Home Cultura La spiritualità “estrema” della beata Chiara

La spiritualità “estrema” della beata Chiara

Il ritorno della beata Chiara. In occasione della tradizionale festa d’inizio d’anno pastorale (30 settembre-2 ottobre 2011) la Parrocchia di Cristo Re ospiterà per tre giorni le reliquie della beata Chiara da Rimini (1260 ca.-1324/1329), che dopo 77 anni d’assenza tornano nella città dove la beata è nata e vissuta e in cui ha fatto germogliare il seme della sua eccezionale spiritualità.
Venerdì 30 settembre alle ore 21 presentazione delle reliquie e della mostra fotografica. Conferenza della dott.ssa Rosita Copioli: ”La beata Chiara da Rimini fra storia e leggenda”.
Sabato 1 ottobre alle ore 21: Concerto della corale Nostra Signora di Fatima. Domenica 2 Ottobre alle ore 10,30 Santa Messa Solenne.
Dalla giovinezza sciagurata e ricca alla conversione, le scelte della beata Chiara da Rimini (1260 ca.-1324/29) non l’hanno fatta passare inosservata.
Il primo dato che colpisce è il suo “estremismo”: non è una donna tiepida, non ha mezze misure, lo dimostra in tutto ciò che fa e Dio, in un certo senso, utilizza il suo stesso, estremo linguaggio, non la conquista a poco a poco, non le prospetta un cammino spirituale graduale, ma la sorprende, la chiama all’improvviso. Si innamora, lei che era stata sposata due volte, e vive per quel nuovo amore inatteso che ricambia scegliendo la via più ardua: la penitenza, i digiuni, le notti insonni. La strada che vuole percorrere è quella che il suo nuovo sposo ha già percorso, la Via Crucis.
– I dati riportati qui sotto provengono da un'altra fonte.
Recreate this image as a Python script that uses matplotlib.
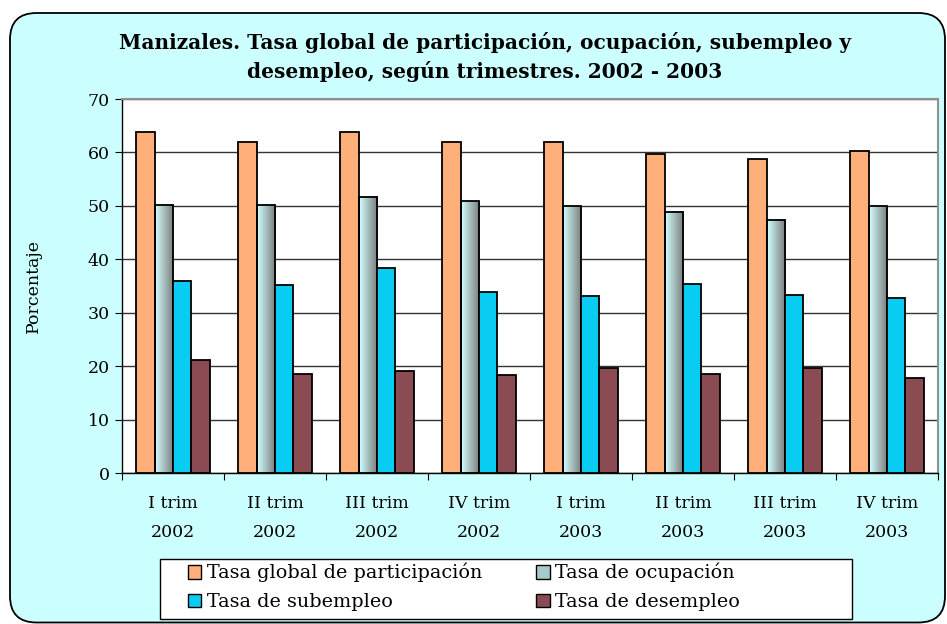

Un’altra autorevole figura, a cui Chiara è contemporanea negli ultimi anni di vita, sceglie la stessa via per conoscere e amare di più il Signore: è Brigida di Svezia, copatrona d’Europa, protesa al sacrificio di Gesù, al sangue versato e al numero dei colpi ricevuti (5480 secondo la rivelazione che Gesù stesso fa alla nobile svedese). Anche in Chiara emerge la scelta della “quantità”: ogni giorno aumenta il rigore delle penitenze e ad ogni occasione irrigidisce la prova. Certo, è una prospettiva ascetica lontana da noi, eppure semplice: se 365 giorni all’anno il cilicio ferisce la pelle, chi lo porta non corre il rischio di dimenticare la passione di Gesù e compie, senza sforzi immaginativi, i patimenti della croce attraverso la carne, in default.
Ma la croce è un metodo, non un fine, è via alla resurrezione che anche Chiara ricerca e di cui fa esperienza godendo di numerose visioni ed estasi che le permettono di raggiungere una beatitudine che è grazia inimmaginabile per ogni essere umano. Eppure la concezione che ha di sé è zero, sa bene che è Dio che compie tutto: è lui che chiama, risponde, regala, lascia fare; è lui che la unisce ad alcune giovani donne con cui sperimenta una fraternità vocazionale nuova nel panorama cittadino; diventa fondatrice, madre e guida del Monastero degli Angeli, sorto là dove il Signore stesso, in una visione, le ha indicato. Le consorelle cercano di convincerla ad alleggerire il tiro, non riescono ad imitarla, non possono, ma del resto lei non vuole e porta sulle sue spalle anche la loro debolezza, si fa loro serva pur essendo loro superiora.
La vita del monastero non ha, almeno finché la fondatrice è in vita, regole definitive: la regola è lei. Indubbio, però, è il legame con il carisma francescano: è davanti alla chiesa di San Francesco che per due volte viene chiamata; la stessa scelta di povertà che la vede bussare porta a porta per chiedere elemosine che poi interamente devolve ai poveri si rifà al desiderio di Francesco di non possedere nulla; si reca perfino ad Assisi in pellegrinaggio guidando un gruppo di 100 donne. Un legame particolare esiste anche fra Chiara e le sorelle Clarisse per le quali, basti un esempio fra i tanti, va in inverno a cercare legna, non potendolo fare loro per la clausura.
L’attività sociale di Chiara fa parte della sua scelta spirituale: cura e conforta i lebbrosi, paga i debiti dei poveri insolventi incrementando la questua, ma sa anche farsi ascoltare. Chi la incrocia non può non rimanere colpito. I modi gentili che l’avevano distinta quando era una dama della “Rimini-bene” medievale non li ha perduti e ora li mette in campo per avvicinare a Cristo ogni persona.